▶ _Exercise requirements_: Each entry below is to be given again word for word, with no pictures.

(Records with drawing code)
---*---

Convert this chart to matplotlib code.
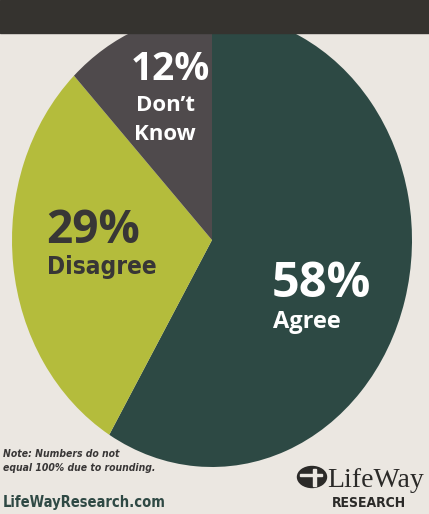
import matplotlib.pyplot as plt
from matplotlib.patches import Rectangle, Ellipse

# sizes of the picture in pixels
W, H = 429, 514

# data
categories = ["Agree", "Disagree", "Don’t\nKnow"]
values = [58, 29, 12]          # does not sum to 100 (rounding)
pct_labels = ["58%", "29%", "12%"]
colors = ["#2d4944", "#b4bc3c", "#4f4a4c"]

note = ["Note: Numbers do not", "equal 100% due to rounding."]
source = "LifeWayResearch.com"

paper = "#ebe7e1"
dark = "#383636"


def P(x, y):
    # pixel position (from top left) -> figure fraction
    return x / W, 1 - y / H


fig = plt.figure(figsize=(W / 100, H / 100), dpi=100)
fig.patch.set_facecolor(paper)

# pie (slightly taller than wide, like the scan)
ax = fig.add_axes([12 / W, 47 / H, 400 / W, 454 / H])
ax.pie(values, colors=colors, startangle=90, counterclock=False,
       wedgeprops=dict(linewidth=0))
ax.set_aspect("auto")
ax.set_xlim(-1, 1)
ax.set_ylim(-1, 1)
ax.axis("off")

# dark header band over the top of the pie
fig.add_artist(Rectangle(P(0, 33), 1, 33 / H, transform=fig.transFigure,
                         color="#35332f", zorder=5))

sans = ["Open Sans", "DejaVu Sans"]
cond = ["DejaVu Sans"]

# labels in the slices
fig.text(*P(272, 297), pct_labels[0], color="white", fontsize=35,
         fontweight="bold", family=sans, ha="left", va="baseline")
fig.text(*P(273, 328), categories[0], color="white", fontsize=17,
         fontweight="bold", family=sans, ha="left", va="baseline")

fig.text(*P(46, 243), pct_labels[1], color=dark, fontsize=33,
         fontweight="bold", family=sans, ha="left", va="baseline")
fig.text(*P(47, 274), categories[1], color=dark, fontsize=17.5,
         fontweight="bold", family=cond, fontstretch="condensed",
         ha="left", va="baseline")

fig.text(*P(170, 80), pct_labels[2], color="white", fontsize=28,
         fontweight="bold", family=sans, ha="center", va="baseline")
k1, k2 = categories[2].split("\n")
fig.text(*P(165, 111), k1, color="white", fontsize=16,
         fontweight="bold", family=sans, ha="center", va="baseline")
fig.text(*P(165, 140), k2, color="white", fontsize=16,
         fontweight="bold", family=sans, ha="center", va="baseline")

# note and source
for line, yb in zip(note, [457, 471]):
    fig.text(*P(3, yb), line, color=dark, fontsize=7.5, fontweight="bold",
             style="italic", family=cond, fontstretch="condensed",
             ha="left", va="baseline")
fig.text(*P(3, 507), source, color="#2f4944", fontsize=10.5,
         fontweight="bold", family=cond, fontstretch="condensed",
         ha="left", va="baseline")

# LifeWay logo
fig.add_artist(Ellipse(P(312, 477), 29 / W, 21 / H, transform=fig.transFigure,
                       color="#2b2a28", zorder=3))
fig.add_artist(Rectangle(P(300, 476), 22 / W, 2.5 / H, transform=fig.transFigure,
                         color=paper, zorder=4))
fig.add_artist(Rectangle(P(313, 486), 2.5 / W, 17 / H, transform=fig.transFigure,
                         color=paper, zorder=4))
fig.text(*P(327, 487), "LifeWay", color="#2b2a28", fontsize=20,
         family=["Liberation Serif", "DejaVu Serif"], ha="left", va="baseline")
fig.text(*P(332, 507), "RESEARCH", color="#2b2a28", fontsize=10,
         fontweight="bold", family=cond, fontstretch="condensed",
         ha="left", va="baseline")

fig.savefig("out.png", dpi=100, facecolor=paper)
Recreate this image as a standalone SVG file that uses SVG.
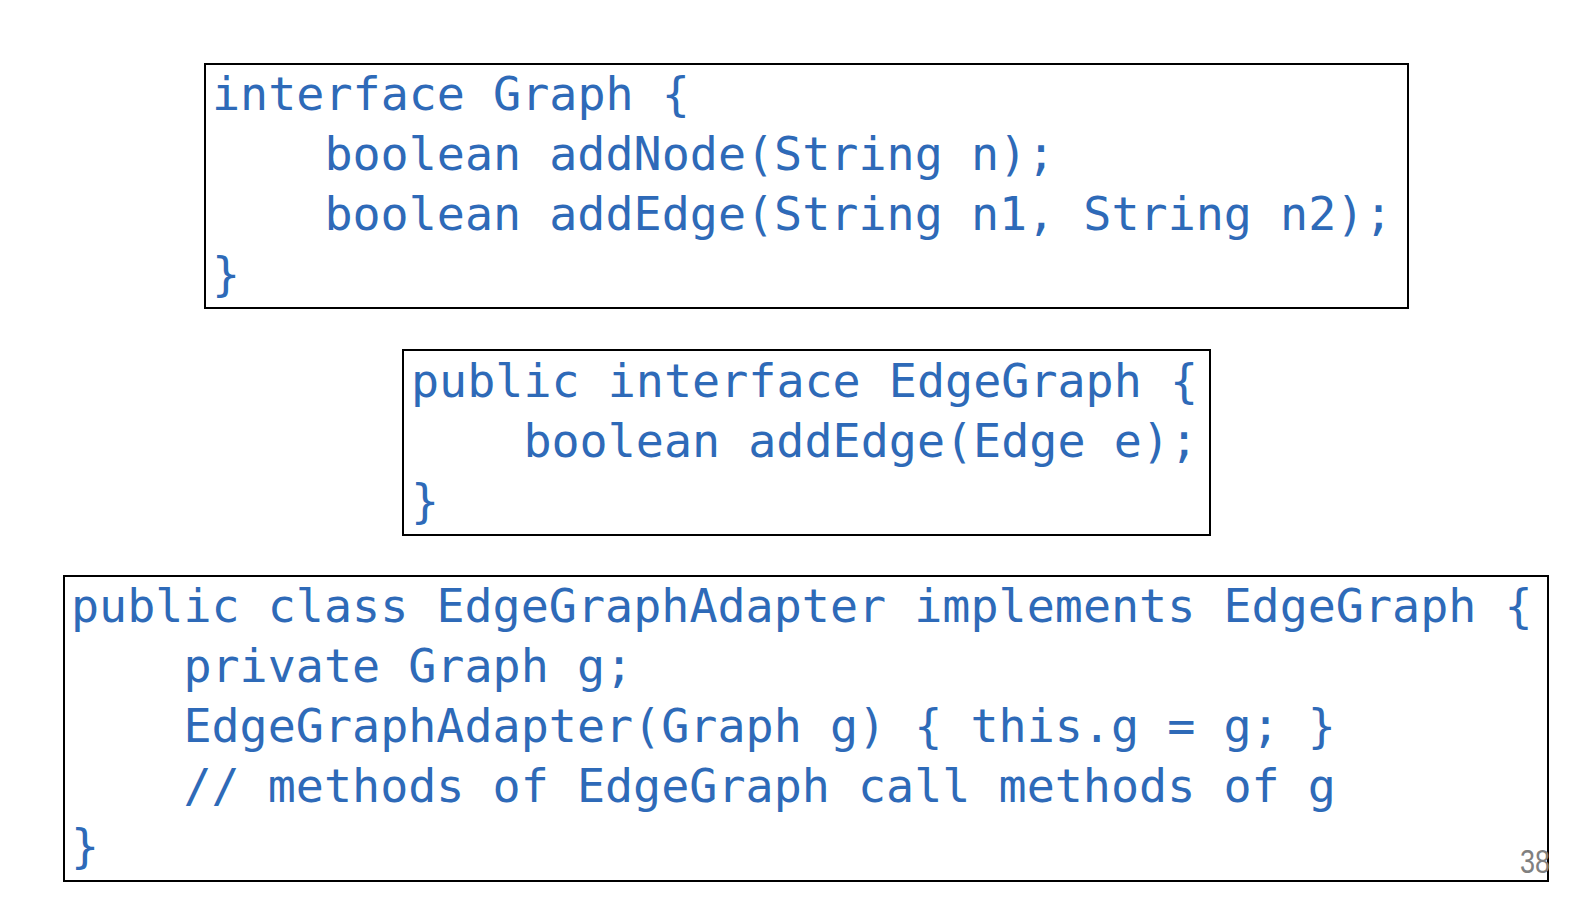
<svg xmlns="http://www.w3.org/2000/svg" width="1594" height="906" viewBox="0 0 1594 906">
<style>
.box{fill:#ffffff;stroke:#000000;stroke-width:2}
.code{font-family:"DejaVu Sans Mono","Liberation Mono",monospace;font-size:46.7px;fill:#2e6ab8}
.num{font-family:"Liberation Sans",Arial,sans-serif;font-size:34px;fill:#808080}
</style>
<rect x="0" y="0" width="1594" height="906" fill="#ffffff"/>
<g id="graph">
<rect class="box" x="205" y="64" width="1203" height="244"/>
<text class="code" x="212" y="110">interface Graph {</text>
<text class="code" x="324.4" y="170">boolean addNode(String n);</text>
<text class="code" x="324.4" y="230">boolean addEdge(String n1, String n2);</text>
<text class="code" x="212" y="290">}</text>
</g>
<g id="edgegraph">
<rect class="box" x="403" y="350" width="807" height="185"/>
<text class="code" x="411" y="397">public interface EdgeGraph {</text>
<text class="code" x="523.4" y="457">boolean addEdge(Edge e);</text>
<text class="code" x="411" y="517">}</text>
</g>
<g id="adapter">
<rect class="box" x="64" y="576" width="1484" height="305"/>
<text class="code" x="71" y="622">public class EdgeGraphAdapter implements EdgeGraph {</text>
<text class="code" x="183.4" y="682">private Graph g;</text>
<text class="code" x="183.4" y="742">EdgeGraphAdapter(Graph g) { this.g = g; }</text>
<text class="code" x="183.4" y="802">// methods of EdgeGraph call methods of g</text>
<text class="code" x="71" y="862">}</text>
</g>
<text class="num" x="1520" y="873" textLength="30" lengthAdjust="spacingAndGlyphs">38</text>
<g id="connectors"></g>
</svg>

---*---

▶ _Task answer_:
Convert this chart to matplotlib code.
import matplotlib.pyplot as plt
from matplotlib.patches import Rectangle, Ellipse

# sizes of the picture in pixels
W, H = 429, 514

# data
categories = ["Agree", "Disagree", "Don’t\nKnow"]
values = [58, 29, 12]          # does not sum to 100 (rounding)
pct_labels = ["58%", "29%", "12%"]
colors = ["#2d4944", "#b4bc3c", "#4f4a4c"]

note = ["Note: Numbers do not", "equal 100% due to rounding."]
source = "LifeWayResearch.com"

paper = "#ebe7e1"
dark = "#383636"


def P(x, y):
    # pixel position (from top left) -> figure fraction
    return x / W, 1 - y / H


fig = plt.figure(figsize=(W / 100, H / 100), dpi=100)
fig.patch.set_facecolor(paper)

# pie (slightly taller than wide, like the scan)
ax = fig.add_axes([12 / W, 47 / H, 400 / W, 454 / H])
ax.pie(values, colors=colors, startangle=90, counterclock=False,
       wedgeprops=dict(linewidth=0))
ax.set_aspect("auto")
ax.set_xlim(-1, 1)
ax.set_ylim(-1, 1)
ax.axis("off")

# dark header band over the top of the pie
fig.add_artist(Rectangle(P(0, 33), 1, 33 / H, transform=fig.transFigure,
                         color="#35332f", zorder=5))

sans = ["Open Sans", "DejaVu Sans"]
cond = ["DejaVu Sans"]

# labels in the slices
fig.text(*P(272, 297), pct_labels[0], color="white", fontsize=35,
         fontweight="bold", family=sans, ha="left", va="baseline")
fig.text(*P(273, 328), categories[0], color="white", fontsize=17,
         fontweight="bold", family=sans, ha="left", va="baseline")

fig.text(*P(46, 243), pct_labels[1], color=dark, fontsize=33,
         fontweight="bold", family=sans, ha="left", va="baseline")
fig.text(*P(47, 274), categories[1], color=dark, fontsize=17.5,
         fontweight="bold", family=cond, fontstretch="condensed",
         ha="left", va="baseline")

fig.text(*P(170, 80), pct_labels[2], color="white", fontsize=28,
         fontweight="bold", family=sans, ha="center", va="baseline")
k1, k2 = categories[2].split("\n")
fig.text(*P(165, 111), k1, color="white", fontsize=16,
         fontweight="bold", family=sans, ha="center", va="baseline")
fig.text(*P(165, 140), k2, color="white", fontsize=16,
         fontweight="bold", family=sans, ha="center", va="baseline")

# note and source
for line, yb in zip(note, [457, 471]):
    fig.text(*P(3, yb), line, color=dark, fontsize=7.5, fontweight="bold",
             style="italic", family=cond, fontstretch="condensed",
             ha="left", va="baseline")
fig.text(*P(3, 507), source, color="#2f4944", fontsize=10.5,
         fontweight="bold", family=cond, fontstretch="condensed",
         ha="left", va="baseline")

# LifeWay logo
fig.add_artist(Ellipse(P(312, 477), 29 / W, 21 / H, transform=fig.transFigure,
                       color="#2b2a28", zorder=3))
fig.add_artist(Rectangle(P(300, 476), 22 / W, 2.5 / H, transform=fig.transFigure,
                         color=paper, zorder=4))
fig.add_artist(Rectangle(P(313, 486), 2.5 / W, 17 / H, transform=fig.transFigure,
                         color=paper, zorder=4))
fig.text(*P(327, 487), "LifeWay", color="#2b2a28", fontsize=20,
         family=["Liberation Serif", "DejaVu Serif"], ha="left", va="baseline")
fig.text(*P(332, 507), "RESEARCH", color="#2b2a28", fontsize=10,
         fontweight="bold", family=cond, fontstretch="condensed",
         ha="left", va="baseline")

fig.savefig("out.png", dpi=100, facecolor=paper)
Recreate this image as a standalone SVG file that uses SVG.
<svg xmlns="http://www.w3.org/2000/svg" width="1594" height="906" viewBox="0 0 1594 906">
<style>
.box{fill:#ffffff;stroke:#000000;stroke-width:2}
.code{font-family:"DejaVu Sans Mono","Liberation Mono",monospace;font-size:46.7px;fill:#2e6ab8}
.num{font-family:"Liberation Sans",Arial,sans-serif;font-size:34px;fill:#808080}
</style>
<rect x="0" y="0" width="1594" height="906" fill="#ffffff"/>
<g id="graph">
<rect class="box" x="205" y="64" width="1203" height="244"/>
<text class="code" x="212" y="110">interface Graph {</text>
<text class="code" x="324.4" y="170">boolean addNode(String n);</text>
<text class="code" x="324.4" y="230">boolean addEdge(String n1, String n2);</text>
<text class="code" x="212" y="290">}</text>
</g>
<g id="edgegraph">
<rect class="box" x="403" y="350" width="807" height="185"/>
<text class="code" x="411" y="397">public interface EdgeGraph {</text>
<text class="code" x="523.4" y="457">boolean addEdge(Edge e);</text>
<text class="code" x="411" y="517">}</text>
</g>
<g id="adapter">
<rect class="box" x="64" y="576" width="1484" height="305"/>
<text class="code" x="71" y="622">public class EdgeGraphAdapter implements EdgeGraph {</text>
<text class="code" x="183.4" y="682">private Graph g;</text>
<text class="code" x="183.4" y="742">EdgeGraphAdapter(Graph g) { this.g = g; }</text>
<text class="code" x="183.4" y="802">// methods of EdgeGraph call methods of g</text>
<text class="code" x="71" y="862">}</text>
</g>
<text class="num" x="1520" y="873" textLength="30" lengthAdjust="spacingAndGlyphs">38</text>
<g id="connectors"></g>
</svg>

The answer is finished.